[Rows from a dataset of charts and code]
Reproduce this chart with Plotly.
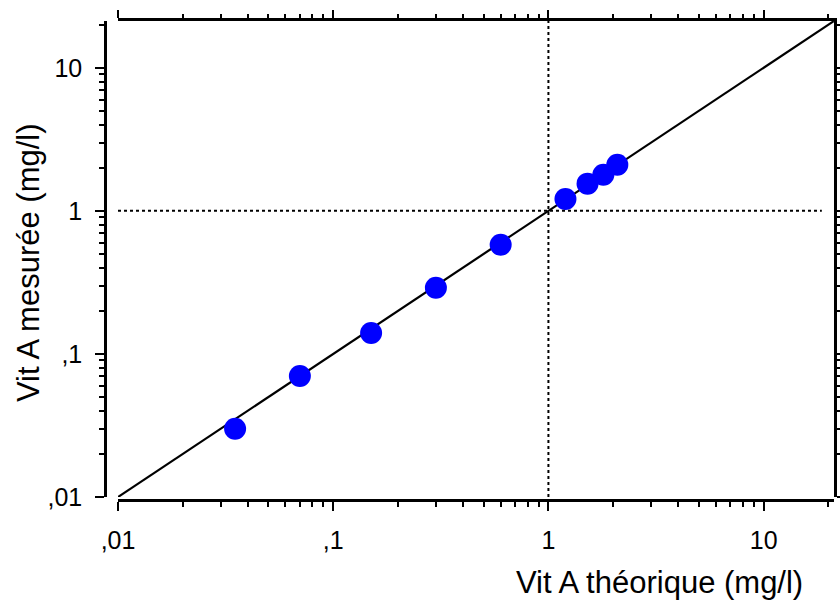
import plotly.graph_objects as go

# ---- data ----
vit_a_theorique = [0.035, 0.07, 0.15, 0.30, 0.60, 1.20, 1.52, 1.80, 2.09]
vit_a_mesuree = [0.030, 0.070, 0.14, 0.29, 0.58, 1.21, 1.55, 1.79, 2.10]
identity_x = [0.01, 21.2]
identity_y = [0.01, 21.2]
ref_value = 1
major_ticks = [0.01, 0.1, 1, 10]
major_labels = [",01", ",1", "1", "10"]
minor_ticks = [m * d for d in (0.01, 0.1, 1) for m in range(2, 10)] + [20]
axis_range = [-2, 1.327]

# ---- geometry (pixels) ----
W, H = 840, 602
plot_left, plot_right, plot_top, plot_bottom = 118, 834, 21, 497
yline_x, xline_y = 105, 500
ml, mr, mt, mb = 100, W - plot_right, plot_top, H - 505
reg_w = W - ml - mr
reg_h = H - mt - mb
xdom = [(plot_left - ml) / reg_w, 1]
ydom = [(H - mb - plot_bottom) / reg_h, 1]
ypos = (yline_x - ml) / reg_w
xpos = (H - mb - xline_y) / reg_h

FONT = "Liberation Sans, Arial, sans-serif"

fig = go.Figure()
fig.add_trace(go.Scatter(x=identity_x, y=identity_y, mode="lines",
                         line=dict(color="black", width=2.2), showlegend=False,
                         hoverinfo="skip"))
fig.add_trace(go.Scatter(x=vit_a_theorique, y=vit_a_mesuree, mode="markers",
                         marker=dict(color="#0000FF", size=22, line=dict(width=0)),
                         showlegend=False))
fig.add_trace(go.Scatter(x=[], y=[], xaxis="x2", yaxis="y2", showlegend=False,
                         hoverinfo="skip"))

# reference dotted lines
fig.add_shape(type="line", xref="x", yref="y domain", x0=ref_value, x1=ref_value,
              y0=0, y1=1, line=dict(color="black", width=2, dash="dot"))
fig.add_shape(type="line", xref="x domain", yref="y", x0=0, x1=0.983,
              y0=ref_value, y1=ref_value, line=dict(color="black", width=2, dash="dot"))

common = dict(type="log", range=axis_range, showgrid=False, zeroline=False,
              showline=True, linecolor="black", linewidth=2.5, automargin=False,
              ticks="outside", tickcolor="black", tickwidth=2,
              tickmode="array", tickvals=major_ticks, ticktext=major_labels,
              tickfont=dict(family=FONT, size=25, color="black"))
minor = dict(tickmode="array", tickvals=minor_ticks, ticks="outside",
             tickcolor="black", tickwidth=2, showgrid=False)

fig.update_layout(
    width=W, height=H,
    margin=dict(l=ml, r=mr, t=mt, b=mb, autoexpand=False),
    paper_bgcolor="white", plot_bgcolor="white",
    showlegend=False,
    xaxis=dict(**common, domain=xdom, anchor="free", position=xpos,
               ticklen=9, minor=dict(**minor, ticklen=5), ticklabelstandoff=8),
    yaxis=dict(**common, domain=ydom, anchor="free", position=ypos,
               ticklen=9, minor=dict(**minor, ticklen=5), ticklabelstandoff=8),
    xaxis2=dict(**common, overlaying="x", side="top", anchor="y2",
                showticklabels=False, ticklen=8, minor=dict(**minor, ticklen=4)),
    yaxis2=dict(**common, overlaying="y", side="right", anchor="x2",
                showticklabels=False, ticklen=7, minor=dict(**minor, ticklen=5)),
    annotations=[
        dict(text="Vit A théorique (mg/l)", xref="paper", yref="paper",
             x=(805 - ml) / reg_w, y=(H - mb - 582) / reg_h,
             xanchor="right", yanchor="middle", showarrow=False,
             font=dict(family=FONT, size=31, color="black")),
        dict(text="Vit A mesurée (mg/l)", xref="paper", yref="paper",
             x=(28 - ml) / reg_w, y=(H - mb - 263) / reg_h, textangle=-90,
             xanchor="center", yanchor="middle", showarrow=False,
             font=dict(family=FONT, size=31, color="black")),
    ],
)

fig.write_html("out.html")
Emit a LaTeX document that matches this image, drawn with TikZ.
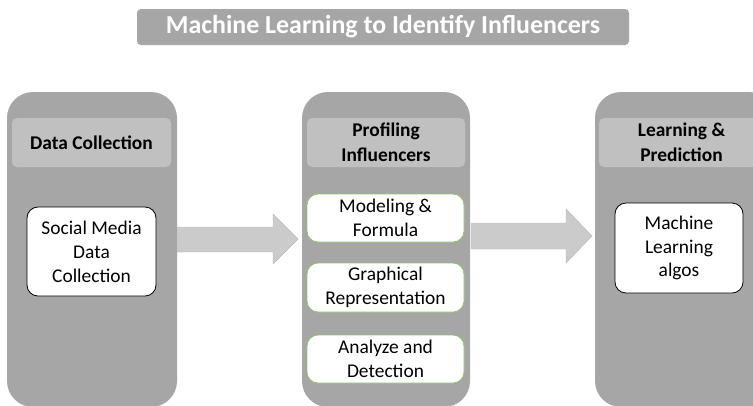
\documentclass[tikz,border=0pt]{standalone}
\usepackage{fontspec}
\setmainfont{Carlito}
\definecolor{panelgray}{HTML}{A6A6A6}
\definecolor{headgray}{HTML}{C0C0C0}
\definecolor{arrowgray}{HTML}{CBCBCB}
\definecolor{itemgreen}{HTML}{8CC864}
\begin{document}
\begin{tikzpicture}[x=1bp,y=-1bp,
  box/.style={anchor=north west, inner sep=0pt, outer sep=0pt},
  panel/.style={box, fill=panelgray, rounded corners=26bp},
  header/.style={box, fill=headgray, rounded corners=5bp, align=center,
    font=\bfseries\fontsize{19.5}{25}\selectfont},
  item/.style={box, fill=white, draw=black, line width=0.8bp, rounded corners=11bp,
    align=center, font=\fontsize{19.5}{24}\selectfont},
  greenitem/.style={item, draw=itemgreen},
  title/.style={box, fill=panelgray, rounded corners=4bp, text=white,
    font=\bfseries\fontsize{26}{30}\selectfont},
  blockarrow/.style={fill=arrowgray, draw=arrowgray!90!black, line width=0.4bp}]
\useasboundingbox (0,0) rectangle (753,405);
\clip (0,0) rectangle (753,405);

% title bar
\node[title, minimum width=492bp, minimum height=36bp] (title) at (137,9)
  {Machine Learning to Identify Influencers};

% three stage columns
\node[panel, minimum width=170bp, minimum height=315bp] (p1) at (7,92) {};
\node[panel, minimum width=168bp, minimum height=315bp] (p2) at (302,92) {};
\node[panel, minimum width=180bp, minimum height=315bp] (p3) at (595,92) {};

% column headers
\node[header, minimum width=159bp, minimum height=49bp] (h1) at (12,118) {Data Collection};
\node[header, minimum width=158bp, minimum height=49bp] (h2) at (307,118) {Profiling\\Influencers};
\node[header, minimum width=165bp, minimum height=49bp] (h3) at (599,118) {Learning \&\\Prediction};

% stage contents
\node[item, minimum width=129bp, minimum height=89bp] (s1) at (27,207) {Social Media\\Data\\Collection};
\node[greenitem, minimum width=157bp, minimum height=48bp] (m1) at (307,194) {Modeling \&\\Formula};
\node[greenitem, minimum width=157bp, minimum height=49bp] (m2) at (307,263) {Graphical\\Representation};
\node[greenitem, minimum width=157bp, minimum height=48bp] (m3) at (307,335) {Analyze and\\Detection};
\node[item, minimum width=128bp, minimum height=90bp] (l1) at (615,203) {Machine\\Learning\\algos};

% block arrows between the columns
\path[blockarrow] (177,227) -- (273,227) -- (273,214) -- (298,239) -- (273,264)
  -- (273,252) -- (177,252) -- cycle;
\path[blockarrow] (471,223) -- (566,223) -- (566,209) -- (592,236) -- (566,263)
  -- (566,249) -- (471,249) -- cycle;
\end{tikzpicture}
\end{document}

What is asked -> Make an exact copy of the listing above. Do not include the pictures.

Written solution ->
Reproduce this chart with Plotly.
import plotly.graph_objects as go

# ---- data ----
vit_a_theorique = [0.035, 0.07, 0.15, 0.30, 0.60, 1.20, 1.52, 1.80, 2.09]
vit_a_mesuree = [0.030, 0.070, 0.14, 0.29, 0.58, 1.21, 1.55, 1.79, 2.10]
identity_x = [0.01, 21.2]
identity_y = [0.01, 21.2]
ref_value = 1
major_ticks = [0.01, 0.1, 1, 10]
major_labels = [",01", ",1", "1", "10"]
minor_ticks = [m * d for d in (0.01, 0.1, 1) for m in range(2, 10)] + [20]
axis_range = [-2, 1.327]

# ---- geometry (pixels) ----
W, H = 840, 602
plot_left, plot_right, plot_top, plot_bottom = 118, 834, 21, 497
yline_x, xline_y = 105, 500
ml, mr, mt, mb = 100, W - plot_right, plot_top, H - 505
reg_w = W - ml - mr
reg_h = H - mt - mb
xdom = [(plot_left - ml) / reg_w, 1]
ydom = [(H - mb - plot_bottom) / reg_h, 1]
ypos = (yline_x - ml) / reg_w
xpos = (H - mb - xline_y) / reg_h

FONT = "Liberation Sans, Arial, sans-serif"

fig = go.Figure()
fig.add_trace(go.Scatter(x=identity_x, y=identity_y, mode="lines",
                         line=dict(color="black", width=2.2), showlegend=False,
                         hoverinfo="skip"))
fig.add_trace(go.Scatter(x=vit_a_theorique, y=vit_a_mesuree, mode="markers",
                         marker=dict(color="#0000FF", size=22, line=dict(width=0)),
                         showlegend=False))
fig.add_trace(go.Scatter(x=[], y=[], xaxis="x2", yaxis="y2", showlegend=False,
                         hoverinfo="skip"))

# reference dotted lines
fig.add_shape(type="line", xref="x", yref="y domain", x0=ref_value, x1=ref_value,
              y0=0, y1=1, line=dict(color="black", width=2, dash="dot"))
fig.add_shape(type="line", xref="x domain", yref="y", x0=0, x1=0.983,
              y0=ref_value, y1=ref_value, line=dict(color="black", width=2, dash="dot"))

common = dict(type="log", range=axis_range, showgrid=False, zeroline=False,
              showline=True, linecolor="black", linewidth=2.5, automargin=False,
              ticks="outside", tickcolor="black", tickwidth=2,
              tickmode="array", tickvals=major_ticks, ticktext=major_labels,
              tickfont=dict(family=FONT, size=25, color="black"))
minor = dict(tickmode="array", tickvals=minor_ticks, ticks="outside",
             tickcolor="black", tickwidth=2, showgrid=False)

fig.update_layout(
    width=W, height=H,
    margin=dict(l=ml, r=mr, t=mt, b=mb, autoexpand=False),
    paper_bgcolor="white", plot_bgcolor="white",
    showlegend=False,
    xaxis=dict(**common, domain=xdom, anchor="free", position=xpos,
               ticklen=9, minor=dict(**minor, ticklen=5), ticklabelstandoff=8),
    yaxis=dict(**common, domain=ydom, anchor="free", position=ypos,
               ticklen=9, minor=dict(**minor, ticklen=5), ticklabelstandoff=8),
    xaxis2=dict(**common, overlaying="x", side="top", anchor="y2",
                showticklabels=False, ticklen=8, minor=dict(**minor, ticklen=4)),
    yaxis2=dict(**common, overlaying="y", side="right", anchor="x2",
                showticklabels=False, ticklen=7, minor=dict(**minor, ticklen=5)),
    annotations=[
        dict(text="Vit A théorique (mg/l)", xref="paper", yref="paper",
             x=(805 - ml) / reg_w, y=(H - mb - 582) / reg_h,
             xanchor="right", yanchor="middle", showarrow=False,
             font=dict(family=FONT, size=31, color="black")),
        dict(text="Vit A mesurée (mg/l)", xref="paper", yref="paper",
             x=(28 - ml) / reg_w, y=(H - mb - 263) / reg_h, textangle=-90,
             xanchor="center", yanchor="middle", showarrow=False,
             font=dict(family=FONT, size=31, color="black")),
    ],
)

fig.write_html("out.html")
Emit a LaTeX document that matches this image, drawn with TikZ.
\documentclass[tikz,border=0pt]{standalone}
\usepackage{fontspec}
\setmainfont{Carlito}
\definecolor{panelgray}{HTML}{A6A6A6}
\definecolor{headgray}{HTML}{C0C0C0}
\definecolor{arrowgray}{HTML}{CBCBCB}
\definecolor{itemgreen}{HTML}{8CC864}
\begin{document}
\begin{tikzpicture}[x=1bp,y=-1bp,
  box/.style={anchor=north west, inner sep=0pt, outer sep=0pt},
  panel/.style={box, fill=panelgray, rounded corners=26bp},
  header/.style={box, fill=headgray, rounded corners=5bp, align=center,
    font=\bfseries\fontsize{19.5}{25}\selectfont},
  item/.style={box, fill=white, draw=black, line width=0.8bp, rounded corners=11bp,
    align=center, font=\fontsize{19.5}{24}\selectfont},
  greenitem/.style={item, draw=itemgreen},
  title/.style={box, fill=panelgray, rounded corners=4bp, text=white,
    font=\bfseries\fontsize{26}{30}\selectfont},
  blockarrow/.style={fill=arrowgray, draw=arrowgray!90!black, line width=0.4bp}]
\useasboundingbox (0,0) rectangle (753,405);
\clip (0,0) rectangle (753,405);

% title bar
\node[title, minimum width=492bp, minimum height=36bp] (title) at (137,9)
  {Machine Learning to Identify Influencers};

% three stage columns
\node[panel, minimum width=170bp, minimum height=315bp] (p1) at (7,92) {};
\node[panel, minimum width=168bp, minimum height=315bp] (p2) at (302,92) {};
\node[panel, minimum width=180bp, minimum height=315bp] (p3) at (595,92) {};

% column headers
\node[header, minimum width=159bp, minimum height=49bp] (h1) at (12,118) {Data Collection};
\node[header, minimum width=158bp, minimum height=49bp] (h2) at (307,118) {Profiling\\Influencers};
\node[header, minimum width=165bp, minimum height=49bp] (h3) at (599,118) {Learning \&\\Prediction};

% stage contents
\node[item, minimum width=129bp, minimum height=89bp] (s1) at (27,207) {Social Media\\Data\\Collection};
\node[greenitem, minimum width=157bp, minimum height=48bp] (m1) at (307,194) {Modeling \&\\Formula};
\node[greenitem, minimum width=157bp, minimum height=49bp] (m2) at (307,263) {Graphical\\Representation};
\node[greenitem, minimum width=157bp, minimum height=48bp] (m3) at (307,335) {Analyze and\\Detection};
\node[item, minimum width=128bp, minimum height=90bp] (l1) at (615,203) {Machine\\Learning\\algos};

% block arrows between the columns
\path[blockarrow] (177,227) -- (273,227) -- (273,214) -- (298,239) -- (273,264)
  -- (273,252) -- (177,252) -- cycle;
\path[blockarrow] (471,223) -- (566,223) -- (566,209) -- (592,236) -- (566,263)
  -- (566,249) -- (471,249) -- cycle;
\end{tikzpicture}
\end{document}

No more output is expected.